Aspects of Islamic Faith - 113: Fasting and wrong conduct
19 Aug 2011 01:31 GMT
By ADIL SALAHI Published: Aug 18, 2011 22:43 Updated: Aug 18, 2011 22:43 It is very important to note that proper fasting is not achieved by the mere abstention from food, drink and sex from dawn to dusk. It is much greater than that. Fasting is one of the five pillars of the Islamic faith. Over the last two weeks we discussed its special position and some aspects that must be associated with it. We mentioned that the month of Ramadan is a season for good action, and that its reward is certainly great. Yet God also multiplies in Ramadan the reward He normally grants for good actions.

It is also important to emphasize that we must be extra careful and refrain from all sin during the fasting month. As we are in a season of worship, then committing a sin becomes increasingly obnoxious. The Prophet (peace be upon him) makes clear that doing what is forbidden does not fit with fasting. Abu Hurayrah quotes him as saying: “Whoever does not refrain from falsehood, whether verbal or practical, should know that God has no need for him to abstain from food and drink.” (Related by Al-Bukhari).

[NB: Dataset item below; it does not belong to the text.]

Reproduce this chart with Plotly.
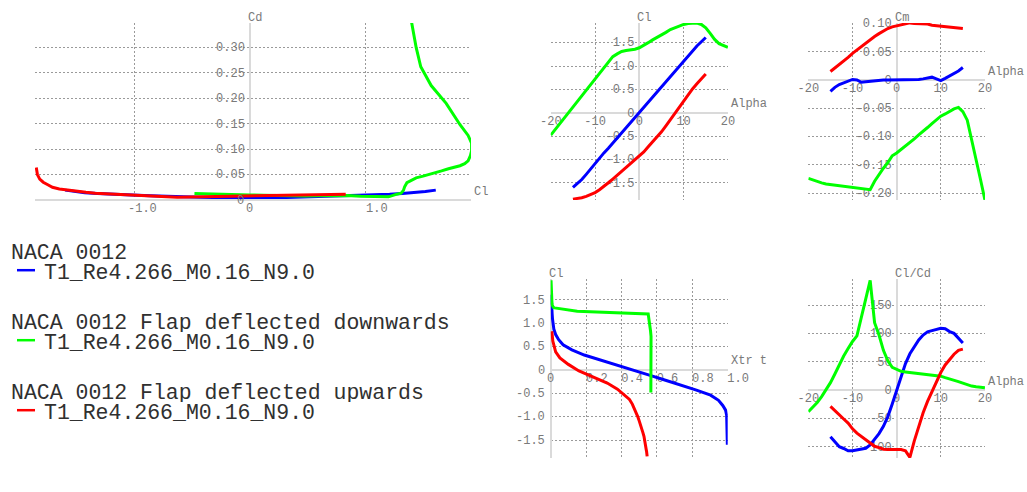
import plotly.graph_objects as go

# ---------------- data ----------------
alpha_clean = list(range(-15, 16))
alpha_up = list(range(-15, 16))
alpha_down = list(range(-20, 21))

# NACA 0012 (blue)
cl_clean = [-1.60, -1.52, -1.43, -1.32, -1.20, -1.08, -0.97, -0.86, -0.76, -0.65,
            -0.54, -0.43, -0.32, -0.22, -0.11, 0.00, 0.11, 0.22, 0.32, 0.43,
            0.54, 0.65, 0.76, 0.87, 0.98, 1.10, 1.21, 1.32, 1.43, 1.52, 1.61]
cd_clean = [0.0194, 0.0165, 0.0143, 0.0128, 0.0112, 0.0101, 0.0092, 0.0083, 0.0074, 0.0067,
            0.0062, 0.0056, 0.0050, 0.0047, 0.0045, 0.0044, 0.0045, 0.0047, 0.0050, 0.0056,
            0.0061, 0.0067, 0.0074, 0.0083, 0.0092, 0.0101, 0.0112, 0.0128, 0.0143, 0.0165, 0.0194]
cm_clean = [-0.020, -0.013, -0.008, -0.005, -0.002, 0.001, 0.000, -0.004, -0.003, -0.002,
            -0.001, 0.000, 0.000, 0.000, 0.000, 0.000, 0.000, 0.000, 0.000, 0.000,
            0.001, 0.002, 0.004, 0.005, 0.002, -0.001, 0.003, 0.007, 0.011, 0.016, 0.022]
xtr_clean = [1.000, 1.000, 1.000, 0.999, 0.998, 0.997, 0.996, 0.990, 0.974, 0.950,
             0.905, 0.825, 0.740, 0.650, 0.558, 0.465, 0.370, 0.275, 0.190, 0.120,
             0.070, 0.045, 0.028, 0.018, 0.013, 0.010, 0.008, 0.007, 0.005, 0.004, 0.003]

# Flap deflected downwards (green)
cl_down = [-0.48, -0.36, -0.24, -0.12, 0.00, 0.12, 0.24, 0.36, 0.48, 0.60,
           0.72, 0.84, 0.96, 1.08, 1.20, 1.26, 1.31, 1.33, 1.34, 1.36,
           1.39, 1.44, 1.50, 1.56, 1.61, 1.66, 1.72, 1.78, 1.82, 1.86,
           1.89, 1.91, 1.92, 1.92, 1.89, 1.82, 1.70, 1.57, 1.48, 1.44,
           1.40]
cd_down = [0.0126, 0.0116, 0.0108, 0.0104, 0.0100, 0.0092, 0.0085, 0.0080, 0.0080, 0.0082,
           0.0084, 0.0088, 0.0075, 0.0067, 0.0062, 0.0106, 0.0135, 0.0190, 0.0260, 0.0340,
           0.0380, 0.0436, 0.0469, 0.0503, 0.0537, 0.0572, 0.0614, 0.0647, 0.0674, 0.0715,
           0.0771, 0.0873, 0.0965, 0.112, 0.127, 0.148, 0.190, 0.225, 0.262, 0.300,
           0.350]
cm_down = [-0.174, -0.177, -0.180, -0.182, -0.184, -0.185, -0.187, -0.188, -0.189, -0.190,
           -0.190, -0.191, -0.192, -0.193, -0.194, -0.179, -0.167, -0.156, -0.146, -0.134,
           -0.129, -0.123, -0.117, -0.110, -0.104, -0.097, -0.091, -0.084, -0.077, -0.070,
           -0.064, -0.060, -0.055, -0.051, -0.0485, -0.056, -0.071, -0.104, -0.141, -0.176,
           -0.212]
xtr_down = [0.567, 0.567, 0.568, 0.568, 0.569, 0.569, 0.570, 0.570, 0.570, 0.570,
            0.568, 0.565, 0.562, 0.558, 0.552, 0.150, 0.035, 0.022, 0.015, 0.011,
            0.009, 0.007, 0.006, 0.006, 0.005, 0.005, 0.004, 0.004, 0.004, 0.003,
            0.003, 0.003, 0.002, 0.002, 0.002, 0.002, 0.002, 0.002, 0.002, 0.002,
            0.002]

# Flap deflected upwards (red)
cl_up = [-1.85, -1.84, -1.82, -1.79, -1.75, -1.71, -1.65, -1.58, -1.50, -1.42,
         -1.34, -1.25, -1.17, -1.09, -1.01, -0.93, -0.84, -0.73, -0.63, -0.52,
         -0.41, -0.28, -0.15, -0.02, 0.12, 0.26, 0.39, 0.51, 0.62, 0.73, 0.83]
cd_up = [0.064, 0.050, 0.041, 0.035, 0.030, 0.025, 0.0217, 0.0193, 0.0170, 0.0151,
         0.0135, 0.0123, 0.0112, 0.0104, 0.0096, 0.0089, 0.0080, 0.0068, 0.0053, 0.0058,
         0.0063, 0.0070, 0.0075, 0.0080, 0.0078, 0.0084, 0.0088, 0.0093, 0.0098, 0.0104, 0.0115]
cm_up = [0.015, 0.021, 0.027, 0.033, 0.040, 0.047, 0.053, 0.060, 0.066, 0.072,
         0.077, 0.082, 0.087, 0.091, 0.094, 0.096, 0.098, 0.100, 0.101, 0.100,
         0.100, 0.099, 0.099, 0.097, 0.096, 0.095, 0.094, 0.093, 0.092, 0.092, 0.091]
xtr_up = [0.546, 0.546, 0.545, 0.544, 0.543, 0.541, 0.539, 0.536, 0.532, 0.528,
          0.522, 0.516, 0.510, 0.501, 0.494, 0.486, 0.474, 0.462, 0.446, 0.415,
          0.378, 0.320, 0.235, 0.160, 0.100, 0.052, 0.028, 0.018, 0.012, 0.009, 0.006]

foil_names = ["NACA 0012", "NACA 0012 Flap deflected downwards", "NACA 0012 Flap deflected upwards"]
polar_name = "T1_Re4.266_M0.16_N9.0"

# tick values / labels
cl_polar_ticks = [-1.0, 0.0, 1.0]
cl_polar_labels = ["-1.0", "0", "1.0"]
cd_ticks = [0.0, 0.05, 0.10, 0.15, 0.20, 0.25, 0.30]
cd_labels = ["0", "0.05", "0.10", "0.15", "0.20", "0.25", "0.30"]
alpha_ticks = [-20, -10, 0, 10, 20]
alpha_labels = ["-20", "-10", "0", "10", "20"]
cl_ticks = [-1.5, -1.0, -0.5, 0.0, 0.5, 1.0, 1.5]
cl_labels = ["-1.5", "-1.0", "-0.5", "0", "0.5", "1.0", "1.5"]
cm_ticks = [-0.20, -0.15, -0.10, -0.05, 0.0, 0.05, 0.10]
cm_labels = ["-0.20", "-0.15", "-0.10", "-0.05", "0", "0.05", "0.10"]
xtr_ticks = [0.0, 0.2, 0.4, 0.6, 0.8, 1.0]
xtr_labels = ["0", "0.2", "0.4", "0.6", "0.8", "1.0"]
clcd_ticks = [-100, -50, 0, 50, 100, 150]
clcd_labels = ["-100", "-50", "0", "50", "100", "150"]

# ---------------- styling / layout ----------------
W, H = 1027, 492
FONT = "Liberation Mono, Courier New, monospace"
TICK_COLOR = "#7a7a7a"
GRID_COLOR = "#9a9a9a"
ZERO_COLOR = "#dadada"
COLORS = ["#0000ff", "#00ff00", "#ff0000"]
CHAR_W = 7.2  # advance of one 12px monospace character

clcd_clean = [l / d for l, d in zip(cl_clean, cd_clean)]
clcd_down = [l / d for l, d in zip(cl_down, cd_down)]
clcd_up = [l / d for l, d in zip(cl_up, cd_up)]

series = [
    dict(alpha=alpha_clean, cl=cl_clean, cd=cd_clean, cm=cm_clean, xtr=xtr_clean, clcd=clcd_clean),
    dict(alpha=alpha_down, cl=cl_down, cd=cd_down, cm=cm_down, xtr=xtr_down, clcd=clcd_down),
    dict(alpha=alpha_up, cl=cl_up, cd=cd_up, cm=cm_up, xtr=xtr_up, clcd=clcd_up),
]

panels = [
    dict(xd=(35, 471), yd=(23, 200), xr=(-1.861, 1.915), yr=(0.0, 0.348),
         xt=cl_polar_ticks, xl=cl_polar_labels, yt=cd_ticks, yl=cd_labels,
         xtitle="Cl", ytitle="Cd", xkey="cl", ykey="cd", pad=True),
    dict(xd=(550.7, 728), yd=(23, 200), xr=(-20.02, 20.02), yr=(-1.869, 1.921),
         xt=alpha_ticks, xl=alpha_labels, yt=cl_ticks, yl=cl_labels,
         xtitle="Alpha", ytitle="Cl", xkey="alpha", ykey="cl", pad=False),
    dict(xd=(808.3, 985), yd=(23, 200), xr=(-20.02, 20.02), yr=(-0.2122, 0.1008),
         xt=alpha_ticks, xl=alpha_labels, yt=cm_ticks, yl=cm_labels,
         xtitle="Alpha", ytitle="Cm", xkey="alpha", ykey="cm", pad=False),
    dict(xd=(550.7, 727.7), yd=(279.3, 458.3), xr=(0.0, 1.002), yr=(-1.891, 1.942),
         xt=xtr_ticks, xl=xtr_labels, yt=cl_ticks, yl=cl_labels,
         xtitle="Xtr t", ytitle="Cl", xkey="xtr", ykey="cl", pad=True),
    dict(xd=(808.3, 985), yd=(279.3, 458), xr=(-20.02, 20.02), yr=(-119.9, 195.4),
         xt=alpha_ticks, xl=alpha_labels, yt=clcd_ticks, yl=clcd_labels,
         xtitle="Alpha", ytitle="Cl/Cd", xkey="alpha", ykey="clcd", pad=False),
]

fig = go.Figure()
layout = dict(width=W, height=H, autosize=False, margin=dict(l=0, r=0, t=0, b=0),
              paper_bgcolor="white", plot_bgcolor="white", hovermode=False,
              showlegend=False)
annotations = []
shapes = []
tickfont = dict(family=FONT, size=12, color=TICK_COLOR)

POS = {"start": ("middle right", "left", -1), "middle": ("middle center", "center", 0),
       "end": ("middle left", "right", 1)}


def add_label(p, xa, ya, x, y, dx, dy, text, anchor):
    """Tick label at data point (x, y) shifted by (dx, dy) pixels (dy > 0 is up).
    Drawn as a text trace (below the curves) when inside the axes, else as annotation."""
    ux = (p["xr"][1] - p["xr"][0]) / (p["xd"][1] - p["xd"][0])
    uy = (p["yr"][1] - p["yr"][0]) / (p["yd"][1] - p["yd"][0])
    dy_t = dy - 0.8
    xx, yy = x + dx * ux, y + dy_t * uy
    tpos, xanchor, pad = POS[anchor]
    if p["xr"][0] <= xx <= p["xr"][1] and p["yr"][0] <= yy <= p["yr"][1]:
        fig.add_trace(go.Scatter(x=[xx], y=[yy], mode="text", text=[text], textposition=tpos,
                                 textfont=tickfont, xaxis=xa, yaxis=ya, cliponaxis=False,
                                 hoverinfo="skip"))
    else:
        annotations.append(dict(xref=xa, yref=ya, x=x, y=y, text=text, showarrow=False,
                                xanchor=xanchor, yanchor="middle", xshift=dx + pad,
                                yshift=dy_t, font=tickfont))


for i, p in enumerate(panels):
    n = "" if i == 0 else str(i + 1)
    xa, ya = "x" + n, "y" + n
    ax_common = dict(showticklabels=False, ticks="", showgrid=True, gridcolor=GRID_COLOR,
                     griddash="2px,2px", gridwidth=1, zeroline=True, zerolinecolor=ZERO_COLOR,
                     zerolinewidth=2, showline=False, fixedrange=True)
    layout["xaxis" + n] = dict(ax_common, domain=[p["xd"][0] / W, p["xd"][1] / W],
                               range=list(p["xr"]), tickvals=p["xt"], anchor=ya)
    layout["yaxis" + n] = dict(ax_common, domain=[1 - p["yd"][1] / H, 1 - p["yd"][0] / H],
                               range=list(p["yr"]), tickvals=p["yt"], anchor=xa)

    # x tick labels (XFLR5 writes fixed-width, left-padded labels)
    for v, s in zip(p["xt"], p["xl"]):
        if p["pad"] and s != "0":
            add_label(p, xa, ya, v, 0, (3 - len(s)) * CHAR_W, -8.5, s, "start")
        else:
            add_label(p, xa, ya, v, 0, 0, -8.5, s, "middle")
    # y tick labels
    for v, s in zip(p["yt"], p["yl"]):
        add_label(p, xa, ya, 0, v, -5, 0, s, "end")

    for s, c in zip(series, COLORS):
        fig.add_trace(go.Scatter(x=s[p["xkey"]], y=s[p["ykey"]], mode="lines",
                                 line=dict(color=c, width=3), xaxis=xa, yaxis=ya,
                                 hoverinfo="skip"))

    # axis titles
    annotations.append(dict(xref=xa, yref=ya, x=p["xr"][1], y=0, text=p["xtitle"],
                            showarrow=False, xanchor="left", yanchor="middle",
                            xshift=1, yshift=8.5, font=tickfont))
    annotations.append(dict(xref=xa, yref=ya, x=0, y=p["yr"][1], text=p["ytitle"],
                            showarrow=False, xanchor="left", yanchor="middle",
                            xshift=-4, yshift=5.5, font=tickfont))

# legend (drawn XFLR5 style)
leg_font = dict(family=FONT, size=21.5, color="#303030")
for k, (name, c) in enumerate(zip(foil_names, COLORS)):
    y_title = 251.7 + 70 * k
    annotations.append(dict(xref="paper", yref="paper", x=9 / W, y=1 - (y_title + 1) / H,
                            text=name, showarrow=False, xanchor="left", yanchor="middle",
                            height=19, font=leg_font))
    annotations.append(dict(xref="paper", yref="paper", x=42 / W, y=1 - (y_title + 20.5) / H,
                            text=polar_name, showarrow=False, xanchor="left", yanchor="middle",
                            height=19, font=leg_font))
    shapes.append(dict(type="line", xref="paper", yref="paper", x0=17 / W, x1=35 / W,
                       y0=1 - (y_title + 18.5) / H, y1=1 - (y_title + 18.5) / H,
                       line=dict(color=c, width=2.5)))

layout["annotations"] = annotations
layout["shapes"] = shapes
fig.update_layout(**layout)
fig.update_traces(showlegend=False)

fig.write_html("out.html", config={"displayModeBar": False},
               post_script="document.body.style.margin='0px';document.body.style.overflow='hidden';")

In the Arabic text, the word the Prophet uses for ‘falsehood' is zoor, which signifies a false statement, perjury and deliberate lying. However, the Prophet adds any practical action based on it. Scholars explain that what is meant here is all forbidden things, whether verbal or practical. The Hadith is thus taken to warn against all sinful action. It may be understood to mean that a person who does not abandon falsehood of all types, at all times, will benefit nothing by fasting. It may also mean that a person who does not abandon sin during fasting renders his fasting without reward.

What does the Prophet mean when he says that God has no need for such person's fast? Certainly God needs nothing from us. We are the ones who need our worship, as it refines our sense of goodness and strengthens our will to do only what is good. Worship certainly makes us better people. We also need it to earn God's reward. The Prophet is saying here that indulging in falsehood, of any type, renders our good actions worthless. In other words, sinful action outweighs good deeds and makes them earn no reward. In another Hadith, the Prophet asked his companions: “Do you know who is bankrupt?” They said: “A bankrupt person is one who has neither money nor possessions.” He said: “No. He is one who gets to the Day of Judgement having done his prayers, fasting and zakat, but has also abused this person and beaten up that person. He has to compensate them, giving them some of his good deeds. When he no longer has any, he is made to take over some of their sins. He ends up in hell.”

This is a graphic definition of a person whose good actions are outweighed by his ill conduct. It shows that good action must be accompanied by refraining from bad one, so that it earns good reward. The same import is highlighted in the Hadith about the need to abstain from all falsehood when fasting.

Two questions need to be answered here: 1) Does sin render fasting invalid? and 2) Should a person who commits falsehood discontinue his fast?

To answer the first question we may say that Imam Al-Ghazali considers that lying and backbiting render fasting invalid. Imam Ibn Hazm goes further and says that a person who deliberately commits any sin, while mindful that he is fasting, renders his fast invalid. The majority of scholars, however, say that fasting remains acceptable, but the one who commits such a sin must repent and seek forgiveness. This gives us the answer to the second question. He must not discontinue his fast. If he does, he aggravates his position by committing another sin, which is not fasting. However, he must be genuinely sorry for having committed a sin, declare his repentance and pray God to forgive him. If the sin committed is against another person, he should make it up with that person.